One of these “less able” patients was my friend Magda. Ward 16 wasn’t meant to contain any long-stayers but in fact it housed several who had been there for many years. “We’re the real vets,” Magda told me. “They’ll never get rid of us.” “So what will happen when the hospital closes down?” “We’ll hide out, and when everybody else has gone we’ll take it over.”
Friern closed on April 1, 1993. It was a rush at the end, with a few patients still there on March 31. Remaining staff immediately began dismantling the hospital, selling off furniture and beds, emptying files on to the shelves of the London Metropolitan Archives. Four hundred beds and mattresses were shipped to Sudanese hospitals. Later, after the developers moved in, Victorian fireplaces and oak floorboards were sold as architectural salvage. In 2004, when I was refurbishing a house, I bought several meters of oak floorboards from a salvage company. I asked the salesman if he knew their provenance. “They’re from an old mental hospital, up in Friern Barnet…we’ve sold loads of them.” They are excellent boards; sanded and refinished, they bring a touch of souvenir elegance to my home.
The future of the site was still unresolved at closure. There was no shortage of ideas, with private companies eyeing up its commercial potential while community groups, heritage bodies, and other interested parties put forward suggestions for a library, an old people’s home, a university, low-cost accommodation. A group of service users proposed making part of the old building into a museum of psychiatry. Local residents objected to some of these suggestions and ratepayers’ groups weighed in. Things dragged on. A travelers’ community moved on to the site and proved hard to budge. It was followed by the Metropolitan Police, who used the grounds for firearms training. Eventually part of the site was sold off for a retail park and townhouse development, and at the end of 1995 the main building and thirty acres of grounds were purchased by Comer Homes, a property development company specializing in “historic” conversions. Throughout these years former patients kept turning up at the site.
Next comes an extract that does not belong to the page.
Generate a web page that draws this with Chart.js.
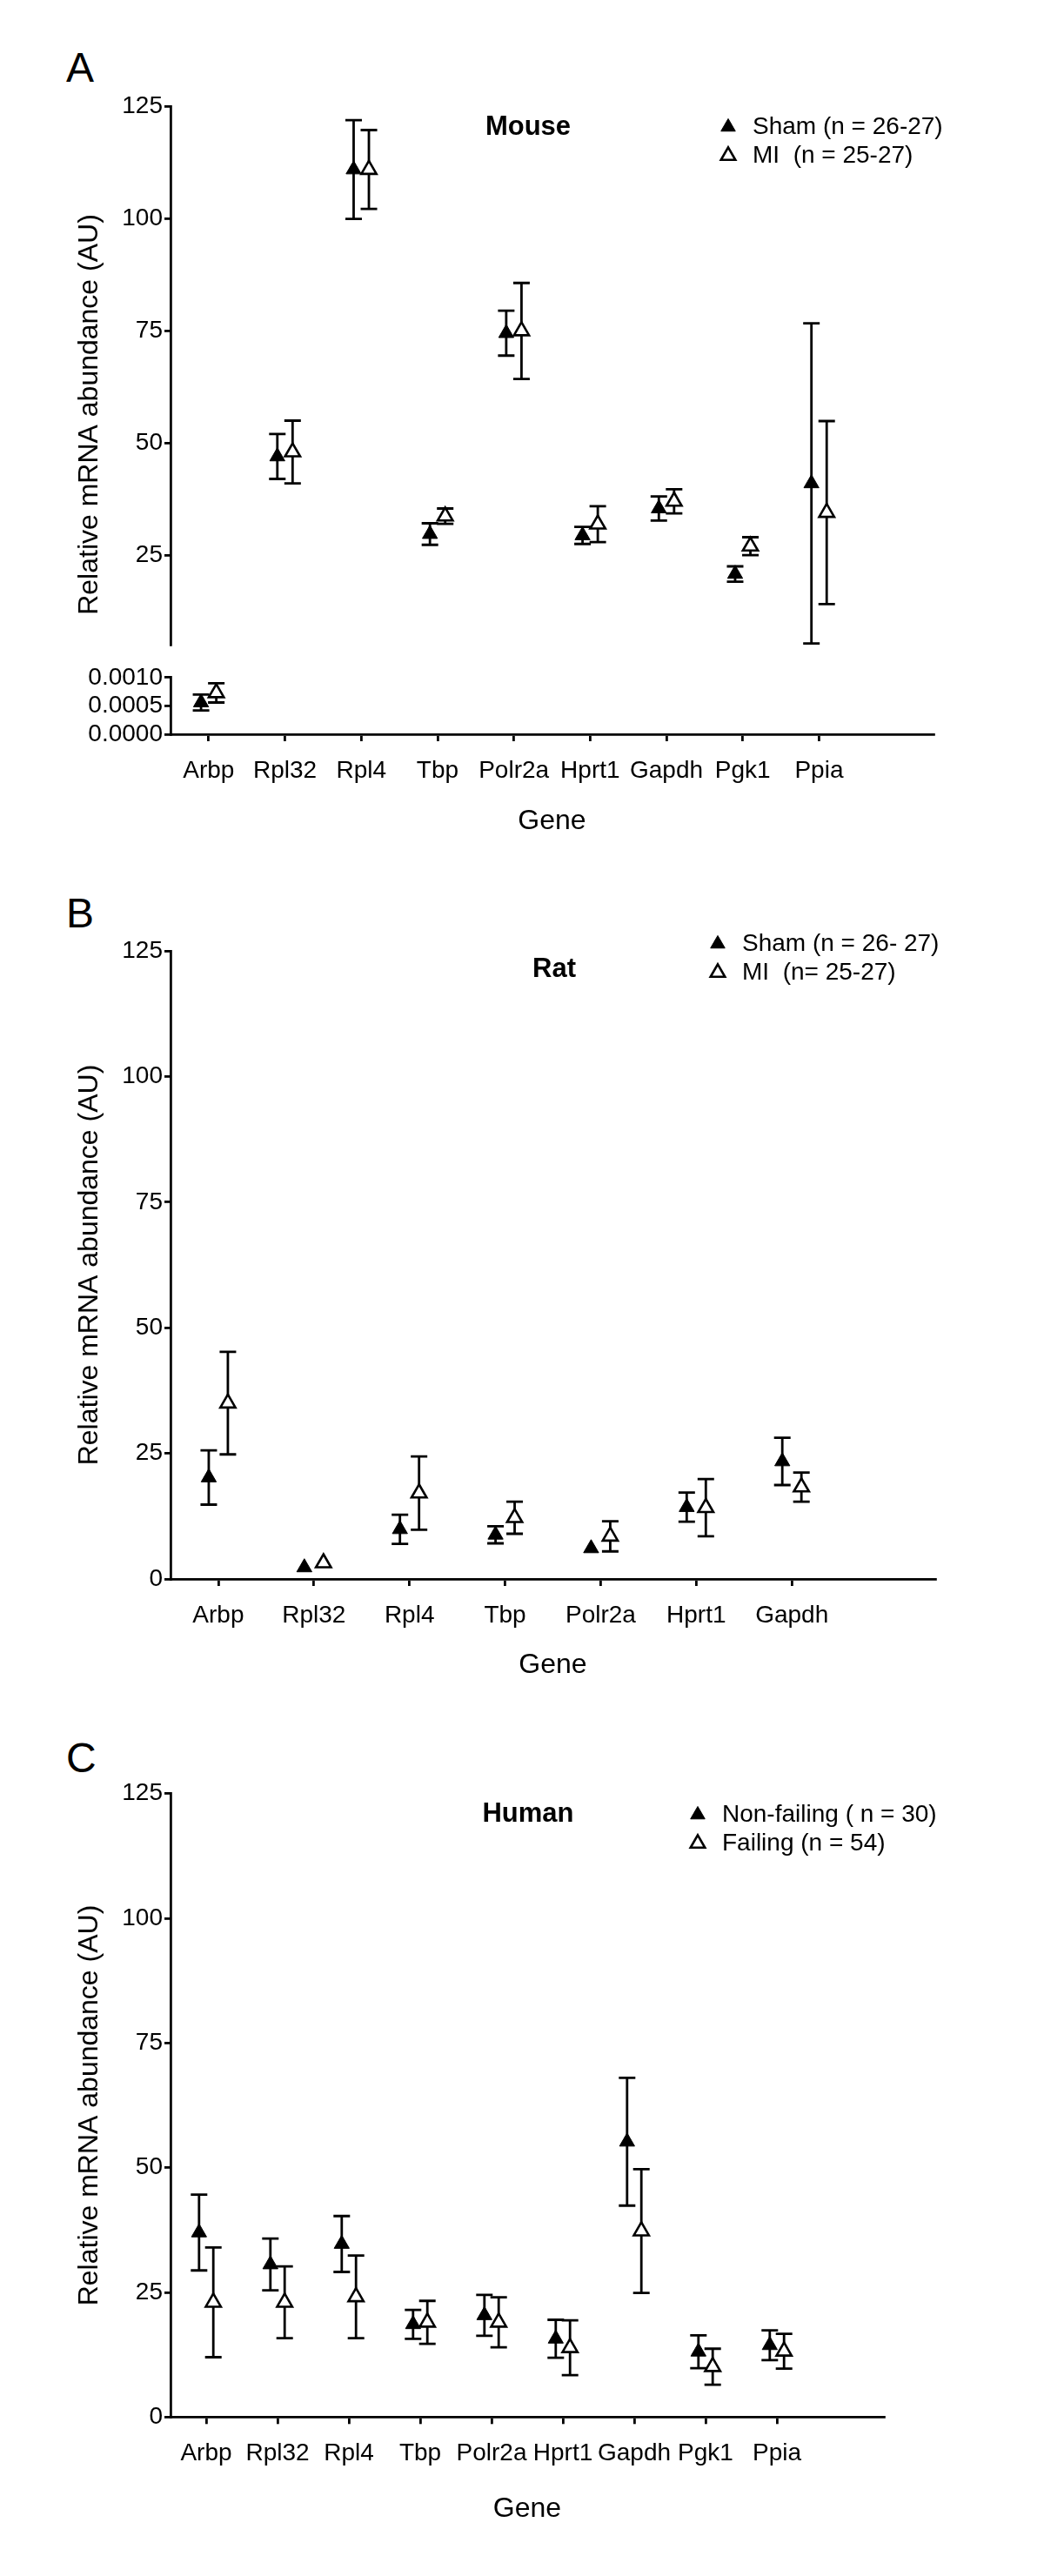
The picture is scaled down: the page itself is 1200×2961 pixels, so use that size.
<!DOCTYPE html>
<html><head><meta charset="utf-8">
<script src="https://cdn.jsdelivr.net/npm/chart.js@4/dist/chart.umd.min.js"></script>
<style>
html,body{margin:0;padding:0;background:#fff;}
#wrap{position:relative;width:1200px;height:2961px;background:#fff;overflow:hidden;}
canvas{position:absolute;left:0;}
.pl{position:absolute;font-family:'Liberation Sans',Arial,Helvetica,sans-serif;font-size:48px;line-height:48px;color:#000;}
</style></head><body>
<div id="wrap">
<div class="pl" style="left:76px;top:54px">A</div>
<div class="pl" style="left:76px;top:1026px">B</div>
<div class="pl" style="left:76px;top:1997px">C</div>
<canvas id="cA1" width="1200" height="760" style="top:0px"></canvas>
<canvas id="cA2" width="1200" height="240" style="top:760px"></canvas>
<canvas id="cB" width="1200" height="960" style="top:1000px"></canvas>
<canvas id="cC" width="1200" height="1001" style="top:1960px"></canvas>
</div>
<script>
// ---------- DATA ----------
// Panel A: Mouse
const genesA = ['Arbp','Rpl32','Rpl4','Tbp','Polr2a','Hprt1','Gapdh','Pgk1','Ppia'];
const shamA    = [0.00056, 47, 111, 29.7, 74.5, 29.4, 35.4, 20.8, 41];
const shamErrA = [0.00014, 5, 11, 2.4, 5, 1.9, 2.7, 1.7, 35.7];
const miA      = [0.00073, 48, 111, 33.7, 75, 31.9, 37, 27, 34.5];
const miErrA   = [0.00017, 7, 8.8, 1.7, 10.7, 4, 2.7, 2, 20.4];
const legendA  = ['Sham (n = 26-27)', 'MI  (n = 25-27)'];
const yTicksAUpper = [25, 50, 75, 100, 125];
const yTicksALower = [0, 0.0005, 0.001];
const yRangeAUpper = [5, 125];
const yRangeALower = [0, 0.001];

// Panel B: Rat
const genesB = ['Arbp','Rpl32','Rpl4','Tbp','Polr2a','Hprt1','Gapdh'];
const shamB    = [20.2, 2.3, 9.9, 8.8, 6.1, 14.3, 23.4];
const shamErrB = [5.4, 0, 2.9, 1.7, 0, 2.9, 4.7];
const miB      = [35, 3.2, 17.1, 12.2, 8.5, 14.2, 18.3];
const miErrB   = [10.2, 0, 7.3, 3.2, 3, 5.7, 2.9];
const legendB  = ['Sham (n = 26- 27)', 'MI  (n= 25-27)'];

// Panel C: Human
const genesC = ['Arbp','Rpl32','Rpl4','Tbp','Polr2a','Hprt1','Gapdh','Pgk1','Ppia'];
const nfC      = [37, 30.6, 34.7, 18.6, 20.4, 15.7, 55.2, 13.1, 14.4];
const nfErrC   = [7.6, 5.2, 5.6, 2.9, 4.1, 3.8, 12.8, 3.3, 3];
const fC       = [23, 23, 24.1, 19, 19, 13.9, 37.3, 10.1, 13.2];
const fErrC    = [11, 7.2, 8.3, 4.3, 5, 5.5, 12.4, 3.6, 3.5];
const legendC  = ['Non-failing ( n = 30)', 'Failing (n = 54)'];

const yTicksBC = [0, 25, 50, 75, 100, 125];
const yRangeBC = [0, 125];
const yTitle = 'Relative mRNA abundance (AU)';
const xTitle = 'Gene';

// ---------- STYLE / HELPERS ----------
const FONT = "'Liberation Sans', Arial, Helvetica, sans-serif";
Chart.defaults.font.family = FONT;
Chart.defaults.color = '#000';
const OFF = 0.1;
const LW = 2.8;

const errorBars = {
  id: 'errorBars',
  beforeDatasetsDraw(chart) {
    const ctx = chart.ctx, ys = chart.scales.y;
    chart.data.datasets.forEach((d, di) => {
      if (!d.errors) return;
      const meta = chart.getDatasetMeta(di);
      ctx.save();
      ctx.strokeStyle = '#000';
      ctx.lineWidth = LW;
      meta.data.forEach((pt, i) => {
        const v = d.data[i].y, e = d.errors[i];
        if (v == null || !e) return;
        const x = pt.x;
        const yt = ys.getPixelForValue(v + e), yb = ys.getPixelForValue(v - e);
        ctx.beginPath();
        ctx.moveTo(x, yt); ctx.lineTo(x, yb);
        ctx.moveTo(x - 9.5, yt); ctx.lineTo(x + 9.5, yt);
        ctx.moveTo(x - 9.5, yb); ctx.lineTo(x + 9.5, yb);
        ctx.stroke();
      });
      ctx.restore();
    });
  }
};

const placeBoxes = {
  id: 'placeBoxes',
  beforeDraw(chart, args, o) {
    const t = chart.titleBlock;
    if (t && o.title) {
      const h = t.height;
      t.left = o.title.cx - 200; t.right = o.title.cx + 200; t.width = 400;
      t.top = o.title.cy - h / 2; t.bottom = t.top + h;
    }
    const l = chart.legend;
    if (l && o.legend) {
      l.left = o.legend.x; l.top = o.legend.y;
      l.right = l.left + 400; l.bottom = l.top + 200;
    }
  }
};

const sideTitle = {
  id: 'sideTitle',
  afterDraw(chart, args, o) {
    if (!o.text) return;
    const c = chart.ctx;
    c.save();
    c.translate(o.x, o.y);
    c.rotate(-Math.PI / 2);
    c.font = '32px ' + FONT;
    c.fillStyle = '#000';
    c.textAlign = 'center';
    c.textBaseline = 'middle';
    c.fillText(o.text, 0, 0);
    c.restore();
  }
};

function ds(label, vals, errs, off, filled, keep) {
  return {
    label,
    data: vals.map((v, i) => ({x: i + 1 + off, y: keep(v) ? v : null})),
    errors: errs,
    pointStyle: 'triangle',
    pointRadius: 10, pointHoverRadius: 10,
    pointBackgroundColor: filled ? '#000' : '#fff',
    pointBorderColor: '#000',
    pointBorderWidth: filled ? 1 : 2.6,
    backgroundColor: filled ? '#000' : '#fff',
    borderColor: '#000',
    borderWidth: filled ? 1 : 2.6,
    showLine: false,
    clip: false
  };
}

function yScale(range, ticks, fmt, title) {
  return {
    type: 'linear', position: 'left', min: range[0], max: range[1],
    afterBuildTicks: s => { s.ticks = ticks.map(v => ({value: v})); },
    afterFit: s => { s.width = 196; },
    ticks: {font: {size: 28}, color: '#000', padding: 2, autoSkip: false, callback: fmt},
    grid: {drawOnChartArea: false, drawTicks: true, tickLength: 7, color: '#000', lineWidth: LW},
    border: {display: true, color: '#000', width: LW},
    title: title ? {display: true, text: title, font: {size: 32}, color: '#000', padding: {top: 83.8, bottom: 0}} : {display: false}
  };
}

function xScale(labels, height, titlePad, show) {
  return {
    type: 'linear', position: 'bottom', min: 0.5, max: labels.length + 1.5, display: show,
    afterBuildTicks: s => { s.ticks = labels.map((_, i) => ({value: i + 1})); },
    afterFit: s => { s.height = height; },
    ticks: {font: {size: 28}, color: '#000', padding: 17, autoSkip: false, maxRotation: 0, minRotation: 0,
            callback: v => labels[Math.round(v) - 1] ?? ''},
    grid: {drawOnChartArea: false, drawTicks: true, tickLength: 8, color: '#000', lineWidth: LW},
    border: {display: true, color: '#000', width: LW},
    title: {display: true, text: xTitle, font: {size: 32}, color: '#000', padding: {top: 0, bottom: titlePad}}
  };
}

function legendOpts() {
  return {display: true, position: 'chartArea', align: 'start',
    labels: {usePointStyle: true, boxWidth: 28, boxHeight: 13.5, padding: 5, font: {size: 28}, color: '#000'}};
}
function titleOpts(text) {
  return {display: true, text, font: {size: 31, weight: 'bold'}, padding: 0, color: '#000'};
}
const TITLE_H = 31 * 1.2;
const base = {responsive: false, animation: false, devicePixelRatio: 1, events: []};
const fmtInt = v => String(v);
const fmt4 = v => Number(v).toFixed(4);

// ---------- PANEL A (upper segment) ----------
const upperA = v => v > yRangeALower[1];
const lowerA = v => v <= yRangeALower[1];
new Chart(document.getElementById('cA1'), {
  type: 'scatter',
  data: {datasets: [
    ds(legendA[0], shamA, shamErrA, -OFF, true, upperA),
    ds(legendA[1], miA, miErrA, OFF, false, upperA)
  ]},
  options: Object.assign({}, base, {
    layout: {autoPadding: false, padding: {left: 0, right: 127, top: 122.7 - TITLE_H, bottom: 9}},
    scales: {
      x: {type: 'linear', min: 0.5, max: genesA.length + 1.5, display: false},
      y: yScale(yRangeAUpper, yTicksAUpper, fmtInt, null)
    },
    plugins: {
      legend: legendOpts(),
      title: titleOpts('Mouse'),
      tooltip: {enabled: false},
      placeBoxes: {title: {cx: 607, cy: 146}, legend: {x: 818, y: 127}},
      sideTitle: {text: yTitle, x: 103, y: 476.5}
    }
  }),
  plugins: [errorBars, placeBoxes, sideTitle]
});

// ---------- PANEL A (lower segment + x axis) ----------
new Chart(document.getElementById('cA2'), {
  type: 'scatter',
  data: {datasets: [
    ds(legendA[0], shamA, shamErrA, -OFF, true, lowerA),
    ds(legendA[1], miA, miErrA, OFF, false, lowerA)
  ]},
  options: Object.assign({}, base, {
    layout: {autoPadding: false, padding: {left: 0, right: 127, top: 14, bottom: 0}},
    scales: {
      x: xScale(genesA, 156, 36.8, true),
      y: yScale(yRangeALower, yTicksALower, fmt4, null)
    },
    plugins: {legend: {display: false}, title: {display: false}, tooltip: {enabled: false}}
  }),
  plugins: [errorBars]
});

// ---------- PANEL B ----------
const all = v => v != null;
new Chart(document.getElementById('cB'), {
  type: 'scatter',
  data: {datasets: [
    ds(legendB[0], shamB, shamErrB, -OFF, true, all),
    ds(legendB[1], miB, miErrB, OFF, false, all)
  ]},
  options: Object.assign({}, base, {
    layout: {autoPadding: false, padding: {left: 0, right: 125, top: 93 - TITLE_H, bottom: 0}},
    scales: {
      x: xScale(genesB, 145, 26.8, true),
      y: yScale(yRangeBC, yTicksBC, fmtInt, yTitle)
    },
    plugins: {
      legend: legendOpts(),
      title: titleOpts('Rat'),
      tooltip: {enabled: false},
      placeBoxes: {title: {cx: 637, cy: 114}, legend: {x: 806, y: 66}}
    }
  }),
  plugins: [errorBars, placeBoxes]
});

// ---------- PANEL C ----------
new Chart(document.getElementById('cC'), {
  type: 'scatter',
  data: {datasets: [
    ds(legendC[0], nfC, nfErrC, -OFF, true, all),
    ds(legendC[1], fC, fErrC, OFF, false, all)
  ]},
  options: Object.assign({}, base, {
    layout: {autoPadding: false, padding: {left: 0, right: 184, top: 101.7 - TITLE_H, bottom: 0}},
    scales: {
      x: xScale(genesC, 182.7, 57.8, true),
      y: yScale(yRangeBC, yTicksBC, fmtInt, yTitle)
    },
    plugins: {
      legend: legendOpts(),
      title: titleOpts('Human'),
      tooltip: {enabled: false},
      placeBoxes: {title: {cx: 607, cy: 125}, legend: {x: 783, y: 107}}
    }
  }),
  plugins: [errorBars, placeBoxes]
});
</script>
</body></html>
Today people with ongoing mental health problems have few dedicated social venues. The day hospitals and day centers have mostly closed, usually in the face of anguished protest. When I ask mental health managers about this, I am repeatedly told that it is not good for service users to spend all their time with other service users, they should mingle with healthy people in the “community.” It is pointed out to me that mental illness is often episodic; that many people are unwell only intermittently and what they really need is help in utilizing their capabilities during their well times instead of becoming “career mental patients” consigned to psychiatric ghettoes. There is real force to this argument, and when I repeat it to a service-user activist he strongly endorses it. But it is also a convenient argument, legitimizing yet more swingeing cuts in mental health budgets, and one that leaves untouched the miserable isolation of many mentally ill people in the UK today, sitting alone in their flats with only a television to keep them company. One man who spends his days like this, sitting by himself in front of the TV, told an interviewer: “It’s just like being on a ward again, except there’s nobody else there.”